Snowplow and ClickHouse

Will do you integration with clickhouse?

How do you think i should storage my custom events?
In one wide table or in many tables?

Hi @Antony_Aleksandrov,

We did some experiments with ClickHouse back in 2021. However, right now, as far as data destinations are concerned, we are focusing on 2 big things:

  • Making the pipeline cloud-agnostic, so that we could run it in other clouds (e.g. Azure)
  • The next generation of data lake loaders, which would play better with data lake tooling, compared to our existing S3 and GCS loaders

Unfortunately, this means that we had to put the ClickHouse support on hold :frowning:

Regarding your second question, we find the single table approach better, as you avoid doing joins. Just keep in mind that for Redshift the “wide row” option is not available yet.

@stanch Would you be able to share some more clarity on new generation data lake tooling support?

I think that’s something I currently hunting for.

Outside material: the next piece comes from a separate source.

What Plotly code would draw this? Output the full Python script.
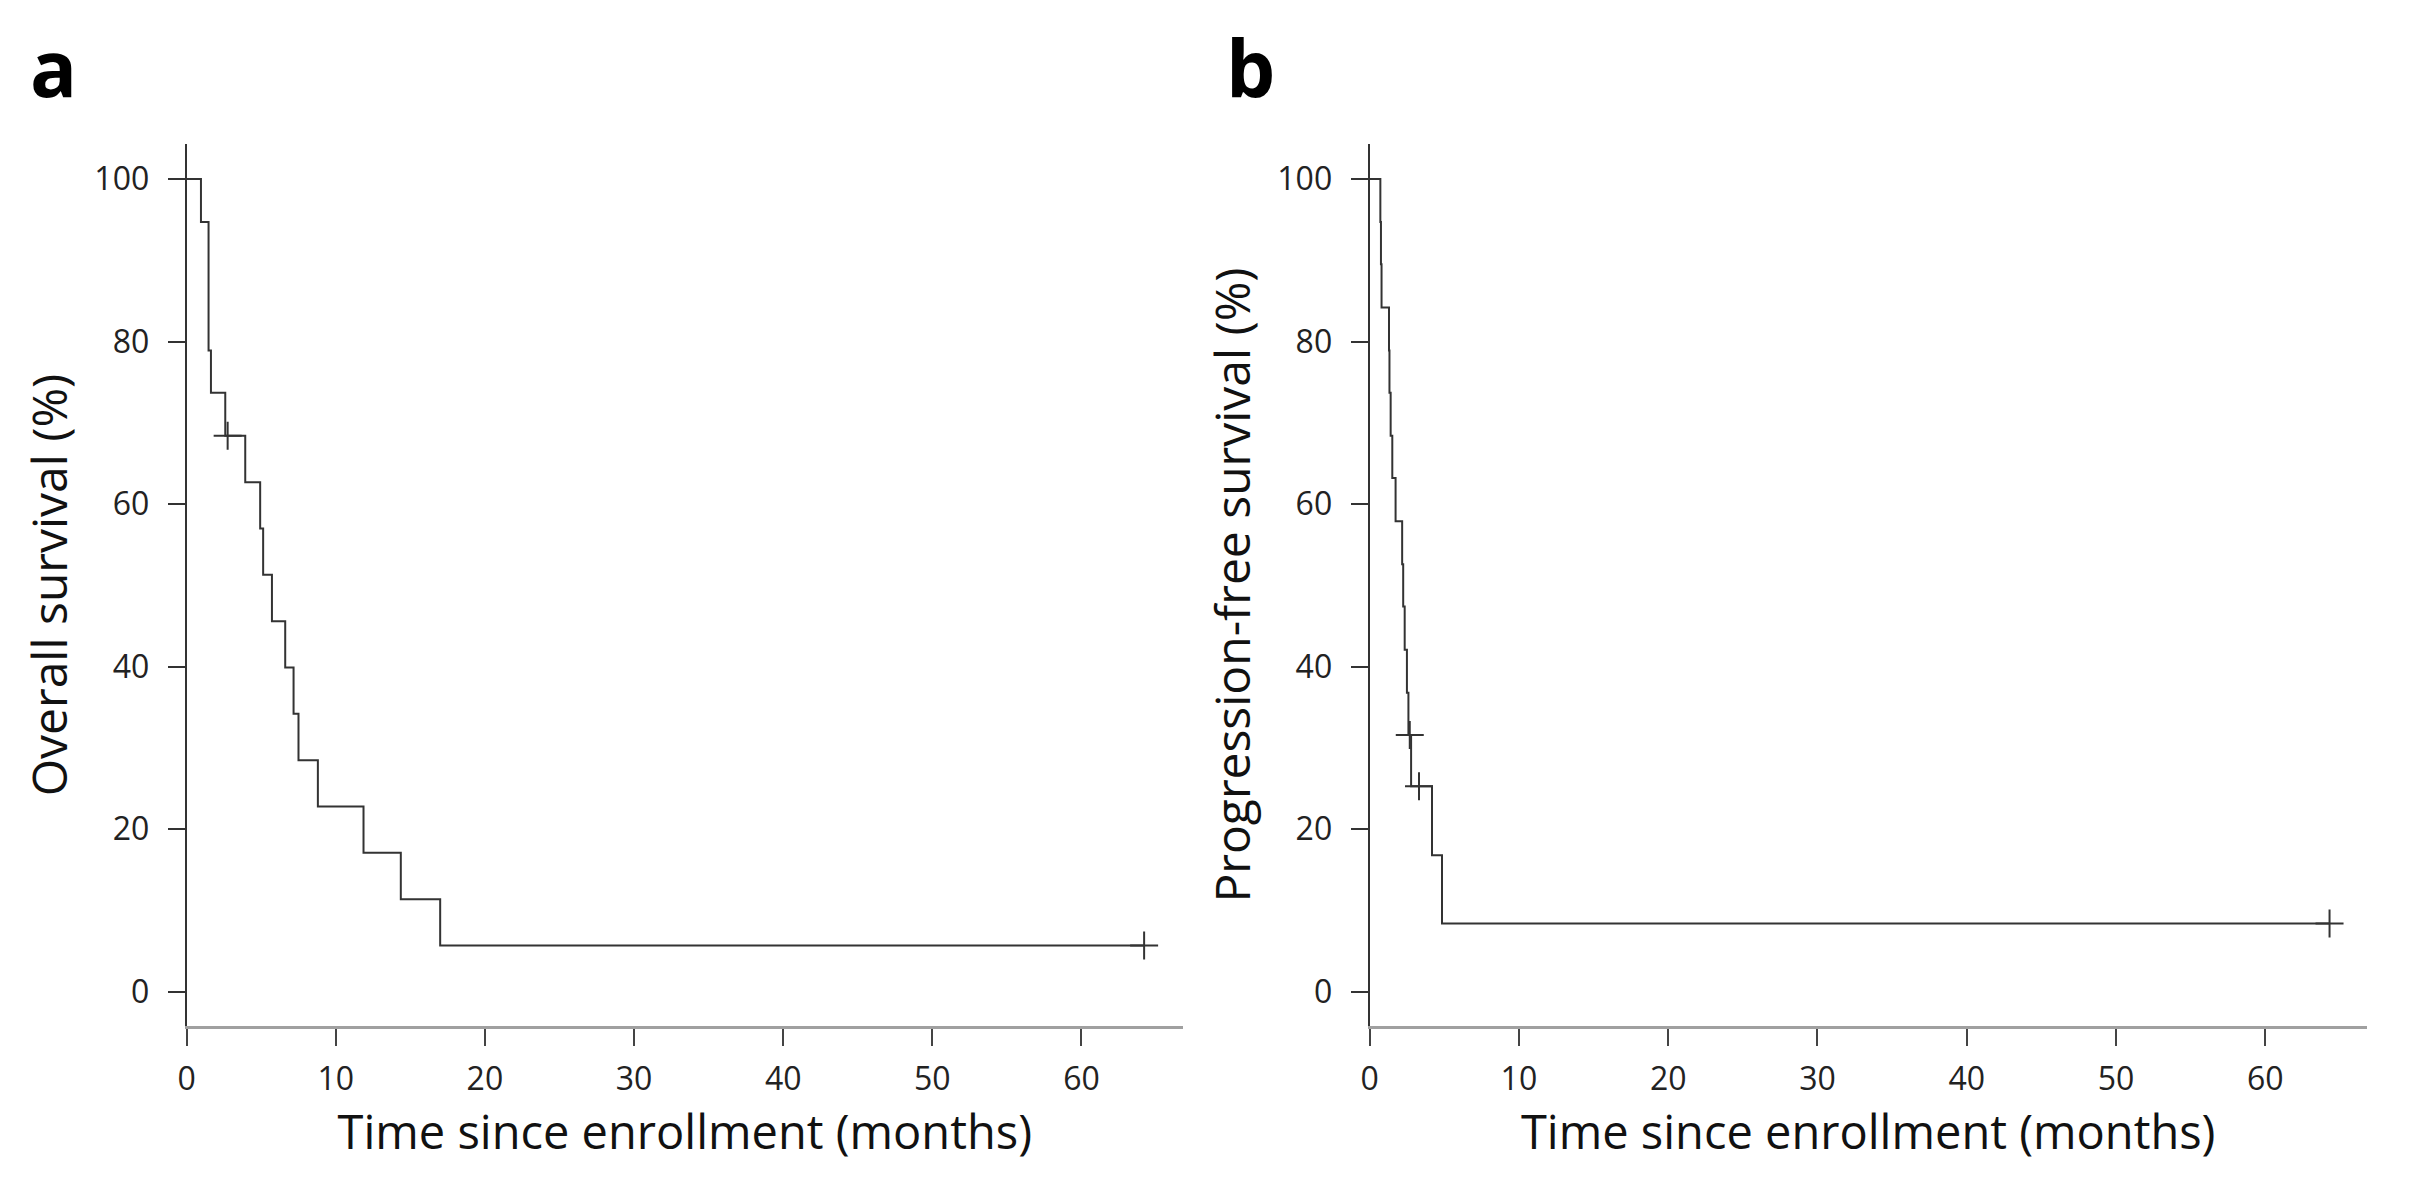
import plotly.graph_objects as go

# ---- Data (Kaplan-Meier step curves) ----
os_times = [0, 0.96, 1.47, 1.63, 2.59, 3.93, 4.93, 5.13, 5.72, 6.61, 7.17, 7.50, 8.80, 11.86, 14.36, 17.00, 64.2]
os_surv = [100, 94.7, 78.9, 73.7, 68.4, 62.7, 57.0, 51.3, 45.6, 39.9, 34.2, 28.5, 22.8, 17.1, 11.4, 5.7, 5.7]
os_censor_t = [2.75, 64.2]
os_censor_s = [68.4, 5.7]

pfs_times = [0, 0.72, 0.76, 0.80, 1.30, 1.33, 1.41, 1.52, 1.74, 2.18, 2.25, 2.35, 2.50, 2.60, 2.78, 4.18, 4.85, 64.3]
pfs_surv = [100, 94.7, 89.5, 84.2, 78.9, 73.7, 68.4, 63.2, 57.9, 52.6, 47.4, 42.1, 36.8, 31.6, 25.3, 16.8, 8.4, 8.4]
pfs_censor_t = [2.69, 3.31, 64.3]
pfs_censor_s = [31.6, 25.3, 8.4]

x_tickvals = [0, 10, 20, 30, 40, 50, 60]
y_tickvals = [0, 20, 40, 60, 80, 100]
x_title = "Time since enrollment (months)"
y_titles = ["Overall survival (%)", "Progression-free survival (%)"]
panel_labels = ["a", "b"]

W, H = 2412, 1201
FONT = "Open Sans, Noto Sans, DejaVu Sans, sans-serif"
CURVE = "#333333"

fig = go.Figure()

for i, (t, s, ct, cs) in enumerate([(os_times, os_surv, os_censor_t, os_censor_s),
                                    (pfs_times, pfs_surv, pfs_censor_t, pfs_censor_s)]):
    xa = "x" if i == 0 else "x2"
    ya = "y" if i == 0 else "y2"
    fig.add_trace(go.Scatter(x=t, y=s, mode="lines", line=dict(shape="hv", color=CURVE, width=2),
                             xaxis=xa, yaxis=ya, showlegend=False, hoverinfo="skip"))
    fig.add_trace(go.Scatter(x=ct, y=cs, mode="markers",
                             marker=dict(symbol="cross-thin", size=20, line=dict(color=CURVE, width=2)),
                             xaxis=xa, yaxis=ya, showlegend=False, hoverinfo="skip"))

x_dom = [[178.3 / W, 1178.3 / W], [1365.7 / W, 2366.7 / W]]
y_dom = [1 - 1026 / H, 1 - 144 / H]

common_x = dict(range=[0, 66.8], tickvals=x_tickvals, ticks="outside", ticklen=17, tickwidth=2,
                tickcolor="#444444", showline=True, linecolor="#a0a0a0", linewidth=3,
                showgrid=False, zeroline=False, tickfont=dict(family=FONT, size=32, color="#222222"),
                ticklabelstandoff=6,
                title=dict(text=x_title, font=dict(family=FONT, size=47, color="#111111"), standoff=14))
common_y = dict(range=[-4.2, 104.3], tickvals=y_tickvals, ticks="outside", ticklen=17, tickwidth=2,
                tickcolor="#333333", showline=True, linecolor="#333333", linewidth=2,
                showgrid=False, zeroline=False, tickfont=dict(family=FONT, size=32, color="#222222"),
                ticklabelstandoff=12)

fig.update_layout(
    width=W, height=H, margin=dict(l=0, r=0, t=0, b=0),
    paper_bgcolor="white", plot_bgcolor="white",
    xaxis=dict(domain=x_dom[0], anchor="y", **common_x),
    xaxis2=dict(domain=x_dom[1], anchor="y2", **common_x),
    yaxis=dict(domain=y_dom, anchor="x",
               title=dict(text=y_titles[0], font=dict(family=FONT, size=48, color="#111111"), standoff=12),
               **common_y),
    yaxis2=dict(domain=y_dom, anchor="x2",
                title=dict(text=y_titles[1], font=dict(family=FONT, size=48, color="#111111"), standoff=12),
                **common_y),
)

for lbl, xpos in zip(panel_labels, [19 / W, 1220 / W]):
    fig.add_annotation(text=f"<b>{lbl}</b>", x=xpos, y=1 - 12 / H, xref="paper", yref="paper",
                       xanchor="left", yanchor="top", showarrow=False,
                       font=dict(family="Open Sans, DejaVu Sans, sans-serif", size=78, color="#000000"))

fig.write_html("out.html", config={"displayModeBar": False},
               post_script="document.body.style.margin='0';")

I feel it’s better to enable the data lake tooling to allow them to deal with storage and processing rather than adding coupled support for them. It changes rapidly.

Are we already working on it? any pointers on what’s coming next and when?

Hi @Jayant_Kumar,

This was referring to the Lake Loader, which was not released at the time but is now. The same app discussed in your other threads.

1 Like

Hey @stanch We should have the biglake-loader Docker image available in the Docker hub. It will help users test and share feedbacks.